#### [TO BE DONE]
In the data below, locate the line containing "Emit a Python" and the line containing "0.061, 0.063, 0.06]", then retype both and everything between them exactly. Pictures are not part of the copy.

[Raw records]
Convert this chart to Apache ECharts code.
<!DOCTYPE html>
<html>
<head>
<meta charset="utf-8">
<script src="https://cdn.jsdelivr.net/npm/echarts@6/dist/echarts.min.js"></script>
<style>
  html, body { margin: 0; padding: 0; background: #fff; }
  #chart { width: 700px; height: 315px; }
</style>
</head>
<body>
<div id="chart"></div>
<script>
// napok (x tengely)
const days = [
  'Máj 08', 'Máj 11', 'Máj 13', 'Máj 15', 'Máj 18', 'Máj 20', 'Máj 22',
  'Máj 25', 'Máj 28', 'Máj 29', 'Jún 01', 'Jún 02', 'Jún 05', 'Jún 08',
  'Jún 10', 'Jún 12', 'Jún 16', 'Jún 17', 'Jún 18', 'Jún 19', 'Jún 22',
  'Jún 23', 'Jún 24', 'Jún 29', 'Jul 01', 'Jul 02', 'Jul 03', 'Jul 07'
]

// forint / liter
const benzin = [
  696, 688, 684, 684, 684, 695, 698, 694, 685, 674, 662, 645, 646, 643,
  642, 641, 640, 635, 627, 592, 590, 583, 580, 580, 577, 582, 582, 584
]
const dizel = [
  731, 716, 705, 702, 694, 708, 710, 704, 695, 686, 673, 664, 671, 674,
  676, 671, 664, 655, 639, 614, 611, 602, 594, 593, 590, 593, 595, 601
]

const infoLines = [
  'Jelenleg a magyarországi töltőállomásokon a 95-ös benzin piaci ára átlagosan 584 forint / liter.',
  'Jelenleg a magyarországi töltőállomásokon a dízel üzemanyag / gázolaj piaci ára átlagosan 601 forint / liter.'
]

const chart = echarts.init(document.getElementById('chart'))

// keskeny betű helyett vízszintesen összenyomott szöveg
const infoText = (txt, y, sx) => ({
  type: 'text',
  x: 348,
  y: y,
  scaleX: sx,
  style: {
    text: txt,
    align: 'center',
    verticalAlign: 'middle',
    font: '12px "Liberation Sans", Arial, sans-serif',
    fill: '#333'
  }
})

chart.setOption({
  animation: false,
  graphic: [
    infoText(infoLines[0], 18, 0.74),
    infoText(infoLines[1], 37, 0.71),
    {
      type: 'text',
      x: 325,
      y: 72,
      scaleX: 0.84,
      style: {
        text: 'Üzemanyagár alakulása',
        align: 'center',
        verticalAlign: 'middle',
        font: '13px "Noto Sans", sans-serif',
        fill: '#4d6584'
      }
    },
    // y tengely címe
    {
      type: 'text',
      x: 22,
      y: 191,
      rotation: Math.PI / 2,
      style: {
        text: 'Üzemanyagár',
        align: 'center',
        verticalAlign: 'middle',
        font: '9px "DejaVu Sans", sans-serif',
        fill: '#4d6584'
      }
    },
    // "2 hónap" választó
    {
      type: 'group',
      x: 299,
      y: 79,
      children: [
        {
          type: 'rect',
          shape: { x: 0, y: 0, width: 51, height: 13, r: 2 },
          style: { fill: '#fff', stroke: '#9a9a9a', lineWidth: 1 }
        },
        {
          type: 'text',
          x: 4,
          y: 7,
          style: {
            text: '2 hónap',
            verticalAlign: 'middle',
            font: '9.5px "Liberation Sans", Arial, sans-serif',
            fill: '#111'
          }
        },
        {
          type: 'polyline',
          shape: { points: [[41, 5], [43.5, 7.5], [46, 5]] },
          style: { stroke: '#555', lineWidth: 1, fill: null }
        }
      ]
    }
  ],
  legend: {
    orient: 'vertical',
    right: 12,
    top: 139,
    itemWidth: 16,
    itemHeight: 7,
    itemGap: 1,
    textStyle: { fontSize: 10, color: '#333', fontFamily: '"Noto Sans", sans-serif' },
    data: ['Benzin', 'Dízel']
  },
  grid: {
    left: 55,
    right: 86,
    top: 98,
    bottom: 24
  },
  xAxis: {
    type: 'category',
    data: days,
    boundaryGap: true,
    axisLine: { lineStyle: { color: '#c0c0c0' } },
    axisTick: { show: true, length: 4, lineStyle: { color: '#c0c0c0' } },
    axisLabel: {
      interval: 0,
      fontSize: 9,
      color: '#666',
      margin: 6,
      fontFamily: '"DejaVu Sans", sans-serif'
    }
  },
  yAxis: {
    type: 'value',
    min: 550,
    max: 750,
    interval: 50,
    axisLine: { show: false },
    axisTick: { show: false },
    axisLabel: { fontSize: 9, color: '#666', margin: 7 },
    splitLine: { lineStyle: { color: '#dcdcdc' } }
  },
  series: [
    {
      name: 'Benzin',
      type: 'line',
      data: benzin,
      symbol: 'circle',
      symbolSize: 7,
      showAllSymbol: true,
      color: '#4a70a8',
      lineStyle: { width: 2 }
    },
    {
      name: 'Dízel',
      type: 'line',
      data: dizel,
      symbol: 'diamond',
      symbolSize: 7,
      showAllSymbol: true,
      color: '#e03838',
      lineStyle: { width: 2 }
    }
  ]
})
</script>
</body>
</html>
==
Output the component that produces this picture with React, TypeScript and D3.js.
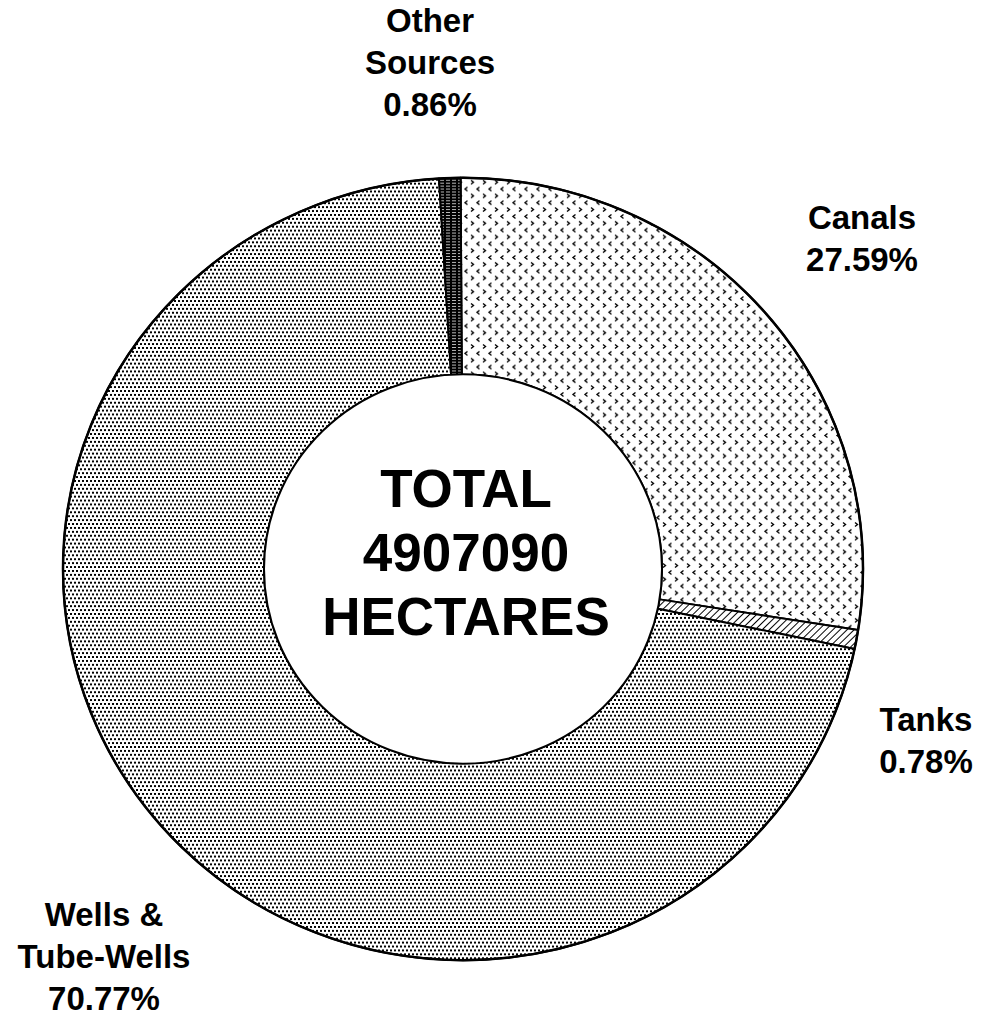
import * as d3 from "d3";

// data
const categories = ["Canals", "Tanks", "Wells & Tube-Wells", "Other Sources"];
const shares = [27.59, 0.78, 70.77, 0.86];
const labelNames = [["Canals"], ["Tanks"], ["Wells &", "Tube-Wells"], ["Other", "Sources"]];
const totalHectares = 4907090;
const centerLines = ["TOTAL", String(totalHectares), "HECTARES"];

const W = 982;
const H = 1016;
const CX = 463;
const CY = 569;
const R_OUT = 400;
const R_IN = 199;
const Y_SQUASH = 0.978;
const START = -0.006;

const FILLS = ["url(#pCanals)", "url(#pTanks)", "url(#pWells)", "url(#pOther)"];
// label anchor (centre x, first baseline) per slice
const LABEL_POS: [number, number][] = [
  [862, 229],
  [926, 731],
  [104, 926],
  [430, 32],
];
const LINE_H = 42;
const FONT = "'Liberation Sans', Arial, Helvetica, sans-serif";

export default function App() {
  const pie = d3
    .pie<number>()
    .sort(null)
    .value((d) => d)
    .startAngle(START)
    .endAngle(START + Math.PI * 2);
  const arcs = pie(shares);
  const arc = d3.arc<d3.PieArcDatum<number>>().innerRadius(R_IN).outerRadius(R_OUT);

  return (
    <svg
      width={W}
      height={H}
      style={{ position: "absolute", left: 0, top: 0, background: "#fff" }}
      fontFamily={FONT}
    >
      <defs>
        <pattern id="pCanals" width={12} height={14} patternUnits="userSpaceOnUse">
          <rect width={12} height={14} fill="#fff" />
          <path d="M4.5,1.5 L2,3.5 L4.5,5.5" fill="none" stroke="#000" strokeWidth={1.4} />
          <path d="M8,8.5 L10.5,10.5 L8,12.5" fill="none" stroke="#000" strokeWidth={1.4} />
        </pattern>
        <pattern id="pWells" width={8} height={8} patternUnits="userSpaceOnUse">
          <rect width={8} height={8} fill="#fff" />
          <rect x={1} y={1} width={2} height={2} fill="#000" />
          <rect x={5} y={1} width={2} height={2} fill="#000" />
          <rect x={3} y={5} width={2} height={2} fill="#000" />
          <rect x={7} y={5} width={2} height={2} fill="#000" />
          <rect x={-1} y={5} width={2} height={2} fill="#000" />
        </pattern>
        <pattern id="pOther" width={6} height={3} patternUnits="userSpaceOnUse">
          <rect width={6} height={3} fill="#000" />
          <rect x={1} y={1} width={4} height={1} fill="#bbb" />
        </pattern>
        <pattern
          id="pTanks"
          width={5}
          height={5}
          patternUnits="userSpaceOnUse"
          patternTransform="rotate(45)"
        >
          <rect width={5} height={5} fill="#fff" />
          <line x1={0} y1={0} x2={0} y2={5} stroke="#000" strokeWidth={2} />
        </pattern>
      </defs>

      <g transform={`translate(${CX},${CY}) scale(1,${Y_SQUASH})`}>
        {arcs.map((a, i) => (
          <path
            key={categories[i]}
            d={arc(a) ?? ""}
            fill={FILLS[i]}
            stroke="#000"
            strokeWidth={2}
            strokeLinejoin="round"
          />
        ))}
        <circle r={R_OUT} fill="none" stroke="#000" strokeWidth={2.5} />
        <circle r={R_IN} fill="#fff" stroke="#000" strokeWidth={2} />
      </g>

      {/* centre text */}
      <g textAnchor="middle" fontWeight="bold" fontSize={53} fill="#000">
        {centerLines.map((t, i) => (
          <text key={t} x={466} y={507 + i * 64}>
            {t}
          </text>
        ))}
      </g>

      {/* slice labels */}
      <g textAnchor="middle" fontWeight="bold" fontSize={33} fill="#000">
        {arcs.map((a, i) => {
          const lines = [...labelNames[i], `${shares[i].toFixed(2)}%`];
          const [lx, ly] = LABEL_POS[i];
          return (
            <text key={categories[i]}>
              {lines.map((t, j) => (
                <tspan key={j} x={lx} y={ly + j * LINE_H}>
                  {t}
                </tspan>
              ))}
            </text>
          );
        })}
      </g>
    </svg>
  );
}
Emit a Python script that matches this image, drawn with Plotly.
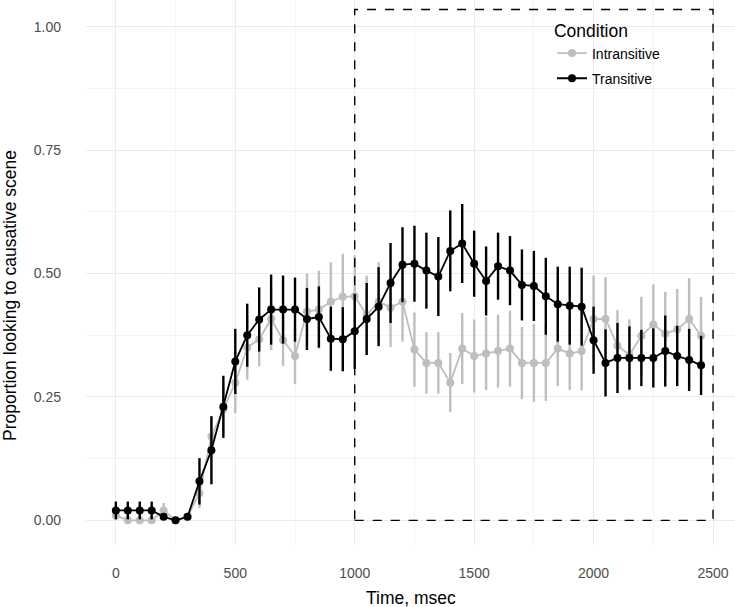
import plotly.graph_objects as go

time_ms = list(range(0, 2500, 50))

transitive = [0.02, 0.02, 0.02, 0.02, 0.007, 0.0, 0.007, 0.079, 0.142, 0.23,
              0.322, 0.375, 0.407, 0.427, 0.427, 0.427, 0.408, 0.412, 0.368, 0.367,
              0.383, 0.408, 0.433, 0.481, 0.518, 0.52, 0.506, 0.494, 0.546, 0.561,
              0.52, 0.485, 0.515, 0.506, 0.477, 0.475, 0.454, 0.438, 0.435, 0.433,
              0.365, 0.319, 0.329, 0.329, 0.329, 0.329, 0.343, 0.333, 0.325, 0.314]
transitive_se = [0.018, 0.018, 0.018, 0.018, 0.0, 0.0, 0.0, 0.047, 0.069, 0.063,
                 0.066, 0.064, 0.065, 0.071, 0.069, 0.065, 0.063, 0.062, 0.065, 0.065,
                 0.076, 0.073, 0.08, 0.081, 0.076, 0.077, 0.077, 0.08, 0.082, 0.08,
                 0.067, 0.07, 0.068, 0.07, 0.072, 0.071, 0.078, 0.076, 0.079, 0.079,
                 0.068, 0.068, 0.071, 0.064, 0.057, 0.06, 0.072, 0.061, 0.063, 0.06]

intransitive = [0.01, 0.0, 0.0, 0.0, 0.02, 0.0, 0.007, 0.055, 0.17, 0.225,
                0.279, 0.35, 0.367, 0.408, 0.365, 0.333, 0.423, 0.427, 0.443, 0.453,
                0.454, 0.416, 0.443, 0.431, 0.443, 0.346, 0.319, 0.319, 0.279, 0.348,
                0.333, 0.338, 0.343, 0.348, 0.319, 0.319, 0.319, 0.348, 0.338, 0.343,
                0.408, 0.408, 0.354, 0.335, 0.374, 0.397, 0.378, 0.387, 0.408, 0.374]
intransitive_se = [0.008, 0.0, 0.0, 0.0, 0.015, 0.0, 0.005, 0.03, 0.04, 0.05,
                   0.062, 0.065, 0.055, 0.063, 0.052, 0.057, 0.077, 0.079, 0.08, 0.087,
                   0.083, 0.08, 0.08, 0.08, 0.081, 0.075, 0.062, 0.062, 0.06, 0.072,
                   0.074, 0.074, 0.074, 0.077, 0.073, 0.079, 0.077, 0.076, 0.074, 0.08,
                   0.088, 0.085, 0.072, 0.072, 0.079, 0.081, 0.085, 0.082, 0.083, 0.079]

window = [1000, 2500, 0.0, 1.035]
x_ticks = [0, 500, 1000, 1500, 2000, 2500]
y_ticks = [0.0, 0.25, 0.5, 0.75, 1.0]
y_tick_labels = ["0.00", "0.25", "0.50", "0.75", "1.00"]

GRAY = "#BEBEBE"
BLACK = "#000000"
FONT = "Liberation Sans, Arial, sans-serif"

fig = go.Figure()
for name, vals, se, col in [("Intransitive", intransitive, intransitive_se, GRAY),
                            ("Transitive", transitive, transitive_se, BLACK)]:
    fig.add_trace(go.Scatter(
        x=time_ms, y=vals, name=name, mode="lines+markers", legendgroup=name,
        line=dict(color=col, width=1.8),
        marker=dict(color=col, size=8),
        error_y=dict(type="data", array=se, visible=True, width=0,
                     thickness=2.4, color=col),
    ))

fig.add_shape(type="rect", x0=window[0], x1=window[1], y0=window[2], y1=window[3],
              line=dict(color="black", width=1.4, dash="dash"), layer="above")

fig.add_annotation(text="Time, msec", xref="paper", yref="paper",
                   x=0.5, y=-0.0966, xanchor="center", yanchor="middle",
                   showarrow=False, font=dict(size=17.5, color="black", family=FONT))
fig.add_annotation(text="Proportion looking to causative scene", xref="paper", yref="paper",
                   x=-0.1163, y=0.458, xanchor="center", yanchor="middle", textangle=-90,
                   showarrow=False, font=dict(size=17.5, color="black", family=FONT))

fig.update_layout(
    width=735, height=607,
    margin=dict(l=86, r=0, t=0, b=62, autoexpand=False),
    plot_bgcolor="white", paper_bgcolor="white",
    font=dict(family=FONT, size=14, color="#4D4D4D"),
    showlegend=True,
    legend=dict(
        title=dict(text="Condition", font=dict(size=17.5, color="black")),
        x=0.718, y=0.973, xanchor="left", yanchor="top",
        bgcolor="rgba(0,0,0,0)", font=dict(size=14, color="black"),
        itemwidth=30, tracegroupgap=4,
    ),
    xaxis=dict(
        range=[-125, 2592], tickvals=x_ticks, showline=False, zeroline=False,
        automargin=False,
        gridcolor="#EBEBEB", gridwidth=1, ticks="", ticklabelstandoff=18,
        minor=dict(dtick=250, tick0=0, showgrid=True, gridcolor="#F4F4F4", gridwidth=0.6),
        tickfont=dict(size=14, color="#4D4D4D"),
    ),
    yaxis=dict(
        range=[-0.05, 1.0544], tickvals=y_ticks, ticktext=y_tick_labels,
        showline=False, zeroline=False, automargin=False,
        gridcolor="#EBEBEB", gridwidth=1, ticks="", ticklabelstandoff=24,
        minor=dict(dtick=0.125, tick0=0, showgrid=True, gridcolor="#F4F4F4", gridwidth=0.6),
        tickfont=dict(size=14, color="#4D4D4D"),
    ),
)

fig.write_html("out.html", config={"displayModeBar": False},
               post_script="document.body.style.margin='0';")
* * *
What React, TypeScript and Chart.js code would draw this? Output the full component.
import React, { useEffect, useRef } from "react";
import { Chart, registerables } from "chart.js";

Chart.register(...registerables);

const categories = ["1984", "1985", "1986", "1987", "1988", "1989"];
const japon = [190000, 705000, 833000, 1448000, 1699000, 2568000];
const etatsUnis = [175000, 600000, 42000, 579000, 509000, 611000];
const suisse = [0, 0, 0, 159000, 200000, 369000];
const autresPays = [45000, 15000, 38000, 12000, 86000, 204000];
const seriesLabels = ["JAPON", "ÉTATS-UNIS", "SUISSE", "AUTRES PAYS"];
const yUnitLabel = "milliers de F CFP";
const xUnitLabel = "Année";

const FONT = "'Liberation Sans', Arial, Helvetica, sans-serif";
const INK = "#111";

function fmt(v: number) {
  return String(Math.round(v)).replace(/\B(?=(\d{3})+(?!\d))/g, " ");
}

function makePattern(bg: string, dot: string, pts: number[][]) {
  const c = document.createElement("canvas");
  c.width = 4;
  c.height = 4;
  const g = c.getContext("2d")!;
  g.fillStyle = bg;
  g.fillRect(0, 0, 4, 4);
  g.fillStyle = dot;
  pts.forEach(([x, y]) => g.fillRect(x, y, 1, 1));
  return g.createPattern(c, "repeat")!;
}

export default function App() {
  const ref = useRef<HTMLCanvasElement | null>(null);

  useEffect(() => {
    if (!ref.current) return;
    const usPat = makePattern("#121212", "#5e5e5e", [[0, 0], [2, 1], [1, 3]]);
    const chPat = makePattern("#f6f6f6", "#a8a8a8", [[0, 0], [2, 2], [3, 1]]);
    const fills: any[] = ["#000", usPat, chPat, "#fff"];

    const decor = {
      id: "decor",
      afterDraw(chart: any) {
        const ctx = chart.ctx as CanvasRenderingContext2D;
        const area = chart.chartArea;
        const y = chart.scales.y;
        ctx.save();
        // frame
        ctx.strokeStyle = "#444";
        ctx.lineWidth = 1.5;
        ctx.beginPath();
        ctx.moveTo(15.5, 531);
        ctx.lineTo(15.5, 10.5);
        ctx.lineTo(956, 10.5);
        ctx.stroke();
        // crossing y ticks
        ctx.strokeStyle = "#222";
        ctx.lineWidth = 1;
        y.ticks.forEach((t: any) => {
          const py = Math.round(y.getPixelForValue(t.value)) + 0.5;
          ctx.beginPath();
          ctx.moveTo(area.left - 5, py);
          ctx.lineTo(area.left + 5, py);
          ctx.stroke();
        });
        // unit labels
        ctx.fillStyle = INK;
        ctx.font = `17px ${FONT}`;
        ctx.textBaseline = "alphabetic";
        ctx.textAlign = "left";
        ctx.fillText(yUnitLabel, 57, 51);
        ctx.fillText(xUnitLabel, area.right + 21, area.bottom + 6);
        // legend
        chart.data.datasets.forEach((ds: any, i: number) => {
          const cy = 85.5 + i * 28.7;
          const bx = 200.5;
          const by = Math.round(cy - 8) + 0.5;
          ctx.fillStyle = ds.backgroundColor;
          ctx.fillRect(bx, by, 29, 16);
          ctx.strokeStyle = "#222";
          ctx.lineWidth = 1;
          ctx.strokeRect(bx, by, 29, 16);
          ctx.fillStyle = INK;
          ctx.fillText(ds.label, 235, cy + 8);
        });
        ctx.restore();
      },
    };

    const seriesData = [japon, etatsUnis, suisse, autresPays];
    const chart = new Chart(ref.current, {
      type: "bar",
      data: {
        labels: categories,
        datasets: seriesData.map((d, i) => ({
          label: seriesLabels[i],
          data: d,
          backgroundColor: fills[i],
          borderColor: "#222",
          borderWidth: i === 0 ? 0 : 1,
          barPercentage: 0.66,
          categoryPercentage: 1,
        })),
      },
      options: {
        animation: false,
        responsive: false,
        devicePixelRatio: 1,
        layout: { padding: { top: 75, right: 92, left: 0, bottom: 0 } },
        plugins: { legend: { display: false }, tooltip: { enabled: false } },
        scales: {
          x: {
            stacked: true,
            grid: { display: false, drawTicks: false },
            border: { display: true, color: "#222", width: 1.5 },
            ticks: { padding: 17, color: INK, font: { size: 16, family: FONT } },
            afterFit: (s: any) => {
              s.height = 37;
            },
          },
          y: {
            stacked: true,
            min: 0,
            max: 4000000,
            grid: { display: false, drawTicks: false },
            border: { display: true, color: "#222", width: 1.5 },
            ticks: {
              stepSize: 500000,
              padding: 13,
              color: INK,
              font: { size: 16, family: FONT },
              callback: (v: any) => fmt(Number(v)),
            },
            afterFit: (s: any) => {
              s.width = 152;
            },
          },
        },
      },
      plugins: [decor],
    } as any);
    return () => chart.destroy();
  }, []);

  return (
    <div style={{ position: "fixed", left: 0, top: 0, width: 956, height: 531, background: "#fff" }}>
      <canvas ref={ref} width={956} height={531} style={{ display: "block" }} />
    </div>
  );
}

#### [SOLVED EXERCISE]
Emit a Python script that matches this image, drawn with Plotly.
import plotly.graph_objects as go

time_ms = list(range(0, 2500, 50))

transitive = [0.02, 0.02, 0.02, 0.02, 0.007, 0.0, 0.007, 0.079, 0.142, 0.23,
              0.322, 0.375, 0.407, 0.427, 0.427, 0.427, 0.408, 0.412, 0.368, 0.367,
              0.383, 0.408, 0.433, 0.481, 0.518, 0.52, 0.506, 0.494, 0.546, 0.561,
              0.52, 0.485, 0.515, 0.506, 0.477, 0.475, 0.454, 0.438, 0.435, 0.433,
              0.365, 0.319, 0.329, 0.329, 0.329, 0.329, 0.343, 0.333, 0.325, 0.314]
transitive_se = [0.018, 0.018, 0.018, 0.018, 0.0, 0.0, 0.0, 0.047, 0.069, 0.063,
                 0.066, 0.064, 0.065, 0.071, 0.069, 0.065, 0.063, 0.062, 0.065, 0.065,
                 0.076, 0.073, 0.08, 0.081, 0.076, 0.077, 0.077, 0.08, 0.082, 0.08,
                 0.067, 0.07, 0.068, 0.07, 0.072, 0.071, 0.078, 0.076, 0.079, 0.079,
                 0.068, 0.068, 0.071, 0.064, 0.057, 0.06, 0.072, 0.061, 0.063, 0.06]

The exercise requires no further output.